- TO DO -
Copy exactly the lines from the start of the material through the line with "const dyStepMinutes = 10;". Pictures stay out of the copy.

## START

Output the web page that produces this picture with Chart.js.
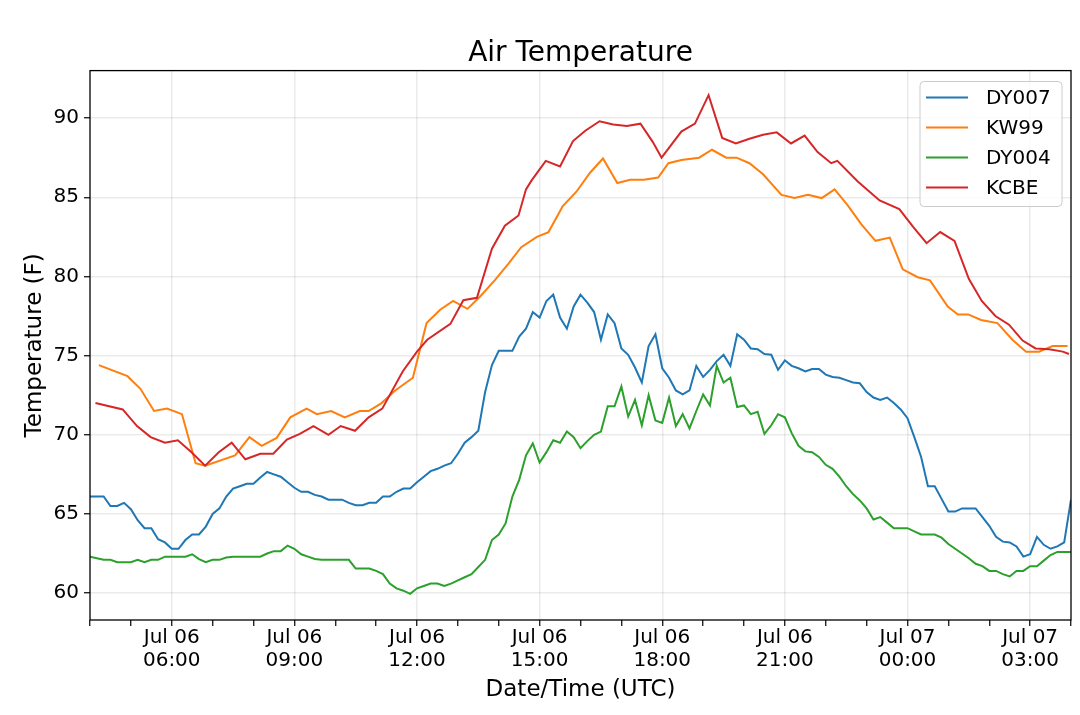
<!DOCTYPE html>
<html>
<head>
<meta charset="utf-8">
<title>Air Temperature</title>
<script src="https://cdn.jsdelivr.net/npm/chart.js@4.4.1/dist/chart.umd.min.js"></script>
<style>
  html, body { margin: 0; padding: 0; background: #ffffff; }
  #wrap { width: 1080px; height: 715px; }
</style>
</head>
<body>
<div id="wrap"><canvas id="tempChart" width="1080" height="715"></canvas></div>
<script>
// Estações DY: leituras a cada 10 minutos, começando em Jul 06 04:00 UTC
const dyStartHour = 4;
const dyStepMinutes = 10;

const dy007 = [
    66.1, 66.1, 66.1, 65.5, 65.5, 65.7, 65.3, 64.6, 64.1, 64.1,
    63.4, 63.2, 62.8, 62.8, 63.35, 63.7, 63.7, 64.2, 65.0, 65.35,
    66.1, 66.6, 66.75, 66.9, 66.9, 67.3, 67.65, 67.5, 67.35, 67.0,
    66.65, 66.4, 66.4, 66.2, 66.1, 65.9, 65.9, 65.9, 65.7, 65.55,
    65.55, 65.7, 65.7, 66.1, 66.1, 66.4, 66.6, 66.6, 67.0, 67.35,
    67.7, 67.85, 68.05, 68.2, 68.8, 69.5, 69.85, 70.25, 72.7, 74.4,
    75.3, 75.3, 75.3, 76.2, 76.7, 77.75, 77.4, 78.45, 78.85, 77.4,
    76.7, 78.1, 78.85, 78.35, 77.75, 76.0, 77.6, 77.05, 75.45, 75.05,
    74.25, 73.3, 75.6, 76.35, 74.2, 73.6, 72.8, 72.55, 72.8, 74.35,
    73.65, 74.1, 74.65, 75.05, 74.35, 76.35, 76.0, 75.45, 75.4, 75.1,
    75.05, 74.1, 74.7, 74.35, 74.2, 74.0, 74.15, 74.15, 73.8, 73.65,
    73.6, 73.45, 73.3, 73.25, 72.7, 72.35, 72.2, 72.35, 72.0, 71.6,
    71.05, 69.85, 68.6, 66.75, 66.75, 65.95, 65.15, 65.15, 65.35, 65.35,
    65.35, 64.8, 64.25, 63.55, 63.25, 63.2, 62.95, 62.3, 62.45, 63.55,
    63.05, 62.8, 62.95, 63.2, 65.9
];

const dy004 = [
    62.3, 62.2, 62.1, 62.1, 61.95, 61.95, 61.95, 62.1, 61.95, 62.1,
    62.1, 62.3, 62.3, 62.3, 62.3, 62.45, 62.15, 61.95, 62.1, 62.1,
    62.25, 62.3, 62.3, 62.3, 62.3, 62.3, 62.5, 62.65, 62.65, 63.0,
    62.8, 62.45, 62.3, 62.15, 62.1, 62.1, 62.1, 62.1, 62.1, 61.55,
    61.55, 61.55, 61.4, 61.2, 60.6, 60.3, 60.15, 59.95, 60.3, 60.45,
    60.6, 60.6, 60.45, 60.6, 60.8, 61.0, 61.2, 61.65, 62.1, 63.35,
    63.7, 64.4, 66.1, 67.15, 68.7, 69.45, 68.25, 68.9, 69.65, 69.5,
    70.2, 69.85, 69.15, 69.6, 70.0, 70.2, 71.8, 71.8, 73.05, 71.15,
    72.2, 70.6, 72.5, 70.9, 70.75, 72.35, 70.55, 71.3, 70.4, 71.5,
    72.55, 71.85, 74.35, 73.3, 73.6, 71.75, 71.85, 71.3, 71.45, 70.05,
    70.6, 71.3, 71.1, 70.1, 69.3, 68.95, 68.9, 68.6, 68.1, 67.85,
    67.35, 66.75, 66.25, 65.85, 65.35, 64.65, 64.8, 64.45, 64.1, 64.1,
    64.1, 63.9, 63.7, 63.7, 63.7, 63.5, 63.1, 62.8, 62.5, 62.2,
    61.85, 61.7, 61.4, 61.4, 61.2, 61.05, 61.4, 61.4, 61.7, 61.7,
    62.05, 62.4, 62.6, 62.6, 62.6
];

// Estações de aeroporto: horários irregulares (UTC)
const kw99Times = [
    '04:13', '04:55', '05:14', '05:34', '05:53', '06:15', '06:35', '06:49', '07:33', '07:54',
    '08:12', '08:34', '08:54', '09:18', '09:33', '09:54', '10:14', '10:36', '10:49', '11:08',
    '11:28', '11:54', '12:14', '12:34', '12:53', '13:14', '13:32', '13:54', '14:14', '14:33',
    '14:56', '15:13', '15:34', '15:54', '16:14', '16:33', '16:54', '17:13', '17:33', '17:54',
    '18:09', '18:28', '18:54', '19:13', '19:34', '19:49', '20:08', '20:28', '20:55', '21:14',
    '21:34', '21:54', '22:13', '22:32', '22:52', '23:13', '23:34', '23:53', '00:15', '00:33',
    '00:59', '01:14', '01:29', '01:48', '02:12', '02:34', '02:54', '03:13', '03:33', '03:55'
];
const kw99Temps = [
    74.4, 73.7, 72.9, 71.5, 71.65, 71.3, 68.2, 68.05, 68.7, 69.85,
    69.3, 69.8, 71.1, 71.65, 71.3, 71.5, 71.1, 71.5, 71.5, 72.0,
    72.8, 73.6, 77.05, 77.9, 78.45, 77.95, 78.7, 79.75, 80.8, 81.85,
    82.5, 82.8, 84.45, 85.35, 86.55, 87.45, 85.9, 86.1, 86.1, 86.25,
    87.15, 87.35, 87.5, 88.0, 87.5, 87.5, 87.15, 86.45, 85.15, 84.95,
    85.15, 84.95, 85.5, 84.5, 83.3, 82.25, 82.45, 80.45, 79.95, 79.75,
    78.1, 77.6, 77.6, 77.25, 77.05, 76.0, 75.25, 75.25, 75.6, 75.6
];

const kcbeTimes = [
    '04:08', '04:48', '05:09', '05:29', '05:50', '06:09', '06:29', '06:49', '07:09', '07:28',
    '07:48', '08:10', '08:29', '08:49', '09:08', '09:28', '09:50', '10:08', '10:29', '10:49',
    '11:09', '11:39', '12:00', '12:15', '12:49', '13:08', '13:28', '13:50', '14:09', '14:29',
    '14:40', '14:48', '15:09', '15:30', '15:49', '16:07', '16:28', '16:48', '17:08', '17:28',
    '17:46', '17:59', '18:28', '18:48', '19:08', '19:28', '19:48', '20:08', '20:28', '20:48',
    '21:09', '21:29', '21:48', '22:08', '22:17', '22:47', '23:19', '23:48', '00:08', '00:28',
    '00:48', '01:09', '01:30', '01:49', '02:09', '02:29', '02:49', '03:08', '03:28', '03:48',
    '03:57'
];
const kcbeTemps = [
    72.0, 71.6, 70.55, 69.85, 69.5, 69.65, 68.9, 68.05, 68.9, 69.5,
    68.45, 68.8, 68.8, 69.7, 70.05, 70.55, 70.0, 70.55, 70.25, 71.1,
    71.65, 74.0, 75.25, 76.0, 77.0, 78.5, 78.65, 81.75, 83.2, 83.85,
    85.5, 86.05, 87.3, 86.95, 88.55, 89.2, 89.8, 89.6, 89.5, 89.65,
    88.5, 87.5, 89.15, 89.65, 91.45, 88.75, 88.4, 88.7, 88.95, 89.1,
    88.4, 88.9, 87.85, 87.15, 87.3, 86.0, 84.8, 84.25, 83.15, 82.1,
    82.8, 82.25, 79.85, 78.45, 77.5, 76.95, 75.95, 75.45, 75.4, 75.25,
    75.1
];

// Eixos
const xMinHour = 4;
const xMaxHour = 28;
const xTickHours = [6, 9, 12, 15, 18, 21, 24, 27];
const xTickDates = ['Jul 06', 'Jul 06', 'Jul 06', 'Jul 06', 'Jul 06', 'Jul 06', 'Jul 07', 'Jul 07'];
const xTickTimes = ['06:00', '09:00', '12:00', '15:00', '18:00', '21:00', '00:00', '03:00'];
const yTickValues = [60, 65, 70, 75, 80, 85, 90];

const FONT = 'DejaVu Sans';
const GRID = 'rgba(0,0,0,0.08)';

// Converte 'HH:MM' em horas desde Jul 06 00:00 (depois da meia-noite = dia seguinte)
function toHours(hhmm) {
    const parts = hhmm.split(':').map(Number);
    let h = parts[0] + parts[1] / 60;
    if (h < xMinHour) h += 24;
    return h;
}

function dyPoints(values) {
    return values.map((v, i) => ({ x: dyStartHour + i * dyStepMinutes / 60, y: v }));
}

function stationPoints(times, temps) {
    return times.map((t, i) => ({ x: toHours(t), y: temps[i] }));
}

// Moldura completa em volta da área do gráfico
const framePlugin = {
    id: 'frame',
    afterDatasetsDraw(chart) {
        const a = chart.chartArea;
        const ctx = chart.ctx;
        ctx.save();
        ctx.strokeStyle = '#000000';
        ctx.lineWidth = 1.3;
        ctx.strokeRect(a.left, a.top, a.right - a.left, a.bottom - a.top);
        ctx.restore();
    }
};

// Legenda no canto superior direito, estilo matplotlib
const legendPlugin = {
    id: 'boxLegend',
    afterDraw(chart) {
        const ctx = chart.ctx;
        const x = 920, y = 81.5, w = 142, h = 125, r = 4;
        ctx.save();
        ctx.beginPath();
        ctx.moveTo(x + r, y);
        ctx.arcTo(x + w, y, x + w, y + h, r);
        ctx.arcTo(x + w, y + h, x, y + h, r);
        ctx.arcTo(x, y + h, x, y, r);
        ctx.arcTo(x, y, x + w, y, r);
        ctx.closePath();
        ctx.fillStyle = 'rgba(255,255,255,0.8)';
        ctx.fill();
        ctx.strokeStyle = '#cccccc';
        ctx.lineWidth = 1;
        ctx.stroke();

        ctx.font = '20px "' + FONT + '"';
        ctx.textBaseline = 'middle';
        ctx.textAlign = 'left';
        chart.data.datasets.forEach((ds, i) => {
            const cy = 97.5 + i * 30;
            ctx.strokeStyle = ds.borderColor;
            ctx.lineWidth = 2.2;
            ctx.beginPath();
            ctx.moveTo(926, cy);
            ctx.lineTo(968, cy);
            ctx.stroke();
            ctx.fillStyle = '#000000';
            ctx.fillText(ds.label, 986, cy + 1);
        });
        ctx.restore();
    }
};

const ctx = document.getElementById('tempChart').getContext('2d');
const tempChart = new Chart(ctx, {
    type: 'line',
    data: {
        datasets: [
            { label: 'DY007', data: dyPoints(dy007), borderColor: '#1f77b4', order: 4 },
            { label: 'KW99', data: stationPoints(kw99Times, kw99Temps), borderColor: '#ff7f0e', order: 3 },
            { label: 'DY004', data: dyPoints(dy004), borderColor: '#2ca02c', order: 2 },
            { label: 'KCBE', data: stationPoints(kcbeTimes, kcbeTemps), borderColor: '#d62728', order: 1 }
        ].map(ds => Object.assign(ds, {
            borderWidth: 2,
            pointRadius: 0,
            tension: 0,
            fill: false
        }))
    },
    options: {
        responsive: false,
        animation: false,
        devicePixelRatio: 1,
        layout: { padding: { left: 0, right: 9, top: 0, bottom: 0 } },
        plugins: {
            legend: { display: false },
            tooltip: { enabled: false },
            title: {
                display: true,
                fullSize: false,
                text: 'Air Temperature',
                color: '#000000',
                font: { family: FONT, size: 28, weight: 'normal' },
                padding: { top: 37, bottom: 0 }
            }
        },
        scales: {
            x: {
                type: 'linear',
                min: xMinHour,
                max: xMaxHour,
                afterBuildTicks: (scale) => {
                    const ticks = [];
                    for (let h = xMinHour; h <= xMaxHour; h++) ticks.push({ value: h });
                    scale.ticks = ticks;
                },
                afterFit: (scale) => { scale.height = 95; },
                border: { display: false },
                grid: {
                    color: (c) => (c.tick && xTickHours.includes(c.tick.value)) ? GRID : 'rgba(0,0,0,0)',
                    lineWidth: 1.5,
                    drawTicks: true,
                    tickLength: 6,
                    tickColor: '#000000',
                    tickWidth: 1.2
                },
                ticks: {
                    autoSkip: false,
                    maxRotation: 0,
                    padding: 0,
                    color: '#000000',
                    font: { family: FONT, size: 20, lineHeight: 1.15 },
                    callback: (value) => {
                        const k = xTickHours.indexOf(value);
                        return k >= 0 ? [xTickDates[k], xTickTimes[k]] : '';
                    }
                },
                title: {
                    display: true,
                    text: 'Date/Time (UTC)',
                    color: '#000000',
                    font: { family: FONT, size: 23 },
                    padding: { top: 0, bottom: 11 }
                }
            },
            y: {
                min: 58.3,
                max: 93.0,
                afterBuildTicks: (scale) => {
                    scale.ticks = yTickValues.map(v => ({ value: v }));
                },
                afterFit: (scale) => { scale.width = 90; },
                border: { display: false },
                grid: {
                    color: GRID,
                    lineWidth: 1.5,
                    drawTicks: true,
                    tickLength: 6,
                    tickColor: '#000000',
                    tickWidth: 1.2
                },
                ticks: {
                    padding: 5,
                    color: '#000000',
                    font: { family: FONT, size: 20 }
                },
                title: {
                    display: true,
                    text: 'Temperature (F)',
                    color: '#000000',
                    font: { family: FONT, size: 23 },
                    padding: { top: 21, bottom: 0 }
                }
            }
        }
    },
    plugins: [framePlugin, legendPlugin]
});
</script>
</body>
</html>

## END

- TASK RESPONSE -
Output the web page that produces this picture with Chart.js.
<!DOCTYPE html>
<html>
<head>
<meta charset="utf-8">
<title>Air Temperature</title>
<script src="https://cdn.jsdelivr.net/npm/chart.js@4.4.1/dist/chart.umd.min.js"></script>
<style>
  html, body { margin: 0; padding: 0; background: #ffffff; }
  #wrap { width: 1080px; height: 715px; }
</style>
</head>
<body>
<div id="wrap"><canvas id="tempChart" width="1080" height="715"></canvas></div>
<script>
// Estações DY: leituras a cada 10 minutos, começando em Jul 06 04:00 UTC
const dyStartHour = 4;
const dyStepMinutes = 10;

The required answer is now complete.